Re: your “old” frame: I agree that the fact we’re training an AI to be useful from our perspective will certainly constrain its preferences a lot, such that it’ll look like it has preferences over resources we think in terms of/won’t just be representable as a maximally random utility function. I think there’s a huge step from that though to “it’s a optimizer with respect to those resources” i.e there are a lot of partial orderings you can put over states where it broadly has preference orderings we like w.r.t resources without looking like a maximizer over those resources, and I don’t think that’s necessarily scary. I think some of this disagreement may be downstream of how much you think a superintelligence will “iron out wrinkles” like preference gaps internally though which is another can of worms
Re: your new frame: I think I agree that looking like a long-term/distance planner is much scarier. Obviously implicitly assuming we’re restricting to some interesting set of resources, because otherwise we can reframe any myopic maximizer as long-term and vice-versa. But this is going round in circles a bit, typing this out I think the main crux here for me is what I said in the previous point in that I think there’s too much of a leap from “looks like it has preferences over this resource and long-term plans” vs. “is a hardcore optimizer of said resource”. Maybe this is just a separate issue though, not sure I have any local disagreements here
Re: your last pont, thanks—I don’t think I have a problem with this, I think I was just misunderstanding the intended scope of the post
This part I think is false. The theorem in this post does not need any notion of resources, and neither does Utility Maximization = Description Length Minimization. We do need a notion of spacetime (in order to talk about stuff far away in space/time), but that’s a much weaker ontological assumption.

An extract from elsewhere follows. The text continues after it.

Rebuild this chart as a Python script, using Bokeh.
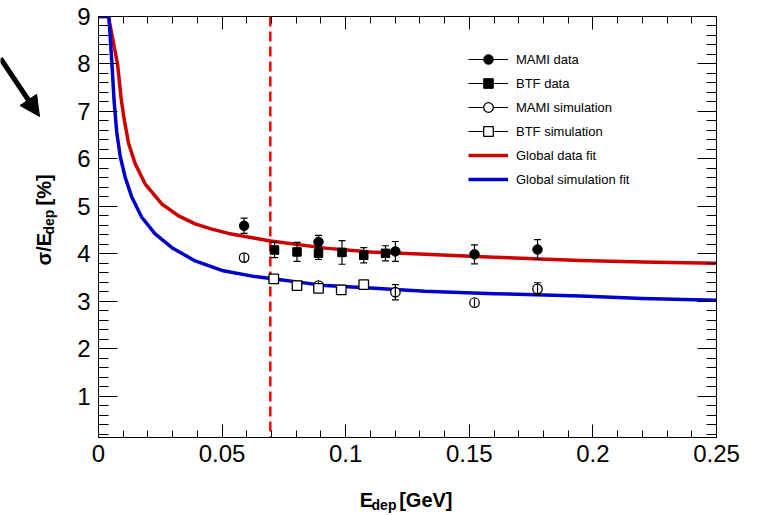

I think what I’m getting at is more general than specifically talking about resources, I’m more getting at the degree of freedom in the problem description that lets you frame anything as technically optimizing something at a distance i.e. in ‘Utility Maximization = Description Length Minimization’ you can take any system, find its long-term and long-distance effects on some other region of space-time, and find a coding-scheme where those particular states have the shortest descriptions. The description length of the universe will by construction get minimized. Obviously this just corresponds to one of those (to us) very unnatural-looking “utility functions” over universe-histories or w/e
If we’re first fixing the coding scheme then this seems to me to be equivalent to constraining the kinds of properties we’re allowing as viable targets of optimization
I guess one way of looking at it is I don’t think it makes sense to talk about a system as being an optimizer/not an optimizer intrinsically. It’s a property of a system relative to a coding scheme/set of interesting properties/resources, everything is an optimizer relative to some encoding scheme. And all of the actual, empirical scariness of AI comes from how close the encoding scheme that by-definition makes it an optimizer is to our native encoding scheme—as you point out they’ll probably have some overlap but I don’t think that itself is scary
All possible encoding schemes / universal priors differ from each other by at most a finite prefix. You might think this doesn’t achieve much, since the length of the prefix can be in principle unbounded; but in practice, the length of the prefix (or rather, the prior itself) is constrained by a system’s physical implementation. There are some encoding schemes which neither you nor any other physical entity will ever be able to implement, and so for the purposes of description length minimization these are off the table. And of the encoding schemes that remain on the table, virtually all of them will behave identically with respect to the description lengths they assign to “natural” versus “unnatural” optimization criteria.